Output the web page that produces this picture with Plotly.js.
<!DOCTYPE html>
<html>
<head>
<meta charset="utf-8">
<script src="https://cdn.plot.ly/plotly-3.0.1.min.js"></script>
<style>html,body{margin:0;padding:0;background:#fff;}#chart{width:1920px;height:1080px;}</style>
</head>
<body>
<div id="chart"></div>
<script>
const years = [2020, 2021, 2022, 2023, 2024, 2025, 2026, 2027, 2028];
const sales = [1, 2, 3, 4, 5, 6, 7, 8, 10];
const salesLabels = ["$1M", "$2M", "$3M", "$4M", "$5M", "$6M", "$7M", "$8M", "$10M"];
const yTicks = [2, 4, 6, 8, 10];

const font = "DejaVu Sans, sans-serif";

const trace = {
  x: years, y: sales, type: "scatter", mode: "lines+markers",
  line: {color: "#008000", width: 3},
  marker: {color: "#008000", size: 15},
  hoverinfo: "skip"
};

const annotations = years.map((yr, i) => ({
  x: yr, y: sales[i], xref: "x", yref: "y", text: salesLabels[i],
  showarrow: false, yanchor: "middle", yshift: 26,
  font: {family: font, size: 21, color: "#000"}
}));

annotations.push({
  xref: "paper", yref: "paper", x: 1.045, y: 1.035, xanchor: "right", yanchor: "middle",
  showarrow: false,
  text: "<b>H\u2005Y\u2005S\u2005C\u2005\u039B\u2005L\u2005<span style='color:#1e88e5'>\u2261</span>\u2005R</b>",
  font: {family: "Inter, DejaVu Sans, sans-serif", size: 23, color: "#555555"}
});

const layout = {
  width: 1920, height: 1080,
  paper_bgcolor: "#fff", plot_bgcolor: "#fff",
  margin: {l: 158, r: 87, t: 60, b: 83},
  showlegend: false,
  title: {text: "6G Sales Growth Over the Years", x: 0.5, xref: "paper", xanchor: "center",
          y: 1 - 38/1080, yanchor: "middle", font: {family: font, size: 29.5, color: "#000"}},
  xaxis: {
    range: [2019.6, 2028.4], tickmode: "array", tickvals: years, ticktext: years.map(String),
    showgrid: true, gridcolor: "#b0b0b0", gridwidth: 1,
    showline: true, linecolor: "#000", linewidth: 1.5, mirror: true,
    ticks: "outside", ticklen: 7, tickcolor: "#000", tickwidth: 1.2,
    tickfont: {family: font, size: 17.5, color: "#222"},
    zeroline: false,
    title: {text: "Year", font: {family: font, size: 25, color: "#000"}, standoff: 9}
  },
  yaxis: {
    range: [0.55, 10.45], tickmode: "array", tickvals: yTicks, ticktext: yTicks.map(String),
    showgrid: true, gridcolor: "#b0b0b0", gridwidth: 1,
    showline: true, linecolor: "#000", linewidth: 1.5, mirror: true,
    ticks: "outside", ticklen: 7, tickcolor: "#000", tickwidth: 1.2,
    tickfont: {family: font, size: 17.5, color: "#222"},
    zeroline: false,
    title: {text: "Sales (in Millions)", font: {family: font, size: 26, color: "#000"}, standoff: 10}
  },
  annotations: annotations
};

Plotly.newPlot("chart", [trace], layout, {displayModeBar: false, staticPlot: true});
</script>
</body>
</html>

Objective →
Print again each line of the listing above, exactly as it appears.

Right answer →
Output the web page that produces this picture with Plotly.js.
<!DOCTYPE html>
<html>
<head>
<meta charset="utf-8">
<script src="https://cdn.plot.ly/plotly-3.0.1.min.js"></script>
<style>html,body{margin:0;padding:0;background:#fff;}#chart{width:1920px;height:1080px;}</style>
</head>
<body>
<div id="chart"></div>
<script>
const years = [2020, 2021, 2022, 2023, 2024, 2025, 2026, 2027, 2028];
const sales = [1, 2, 3, 4, 5, 6, 7, 8, 10];
const salesLabels = ["$1M", "$2M", "$3M", "$4M", "$5M", "$6M", "$7M", "$8M", "$10M"];
const yTicks = [2, 4, 6, 8, 10];

const font = "DejaVu Sans, sans-serif";

const trace = {
  x: years, y: sales, type: "scatter", mode: "lines+markers",
  line: {color: "#008000", width: 3},
  marker: {color: "#008000", size: 15},
  hoverinfo: "skip"
};

const annotations = years.map((yr, i) => ({
  x: yr, y: sales[i], xref: "x", yref: "y", text: salesLabels[i],
  showarrow: false, yanchor: "middle", yshift: 26,
  font: {family: font, size: 21, color: "#000"}
}));

annotations.push({
  xref: "paper", yref: "paper", x: 1.045, y: 1.035, xanchor: "right", yanchor: "middle",
  showarrow: false,
  text: "<b>H\u2005Y\u2005S\u2005C\u2005\u039B\u2005L\u2005<span style='color:#1e88e5'>\u2261</span>\u2005R</b>",
  font: {family: "Inter, DejaVu Sans, sans-serif", size: 23, color: "#555555"}
});

const layout = {
  width: 1920, height: 1080,
  paper_bgcolor: "#fff", plot_bgcolor: "#fff",
  margin: {l: 158, r: 87, t: 60, b: 83},
  showlegend: false,
  title: {text: "6G Sales Growth Over the Years", x: 0.5, xref: "paper", xanchor: "center",
          y: 1 - 38/1080, yanchor: "middle", font: {family: font, size: 29.5, color: "#000"}},
  xaxis: {
    range: [2019.6, 2028.4], tickmode: "array", tickvals: years, ticktext: years.map(String),
    showgrid: true, gridcolor: "#b0b0b0", gridwidth: 1,
    showline: true, linecolor: "#000", linewidth: 1.5, mirror: true,
    ticks: "outside", ticklen: 7, tickcolor: "#000", tickwidth: 1.2,
    tickfont: {family: font, size: 17.5, color: "#222"},
    zeroline: false,
    title: {text: "Year", font: {family: font, size: 25, color: "#000"}, standoff: 9}
  },
  yaxis: {
    range: [0.55, 10.45], tickmode: "array", tickvals: yTicks, ticktext: yTicks.map(String),
    showgrid: true, gridcolor: "#b0b0b0", gridwidth: 1,
    showline: true, linecolor: "#000", linewidth: 1.5, mirror: true,
    ticks: "outside", ticklen: 7, tickcolor: "#000", tickwidth: 1.2,
    tickfont: {family: font, size: 17.5, color: "#222"},
    zeroline: false,
    title: {text: "Sales (in Millions)", font: {family: font, size: 26, color: "#000"}, standoff: 10}
  },
  annotations: annotations
};

Plotly.newPlot("chart", [trace], layout, {displayModeBar: false, staticPlot: true});
</script>
</body>
</html>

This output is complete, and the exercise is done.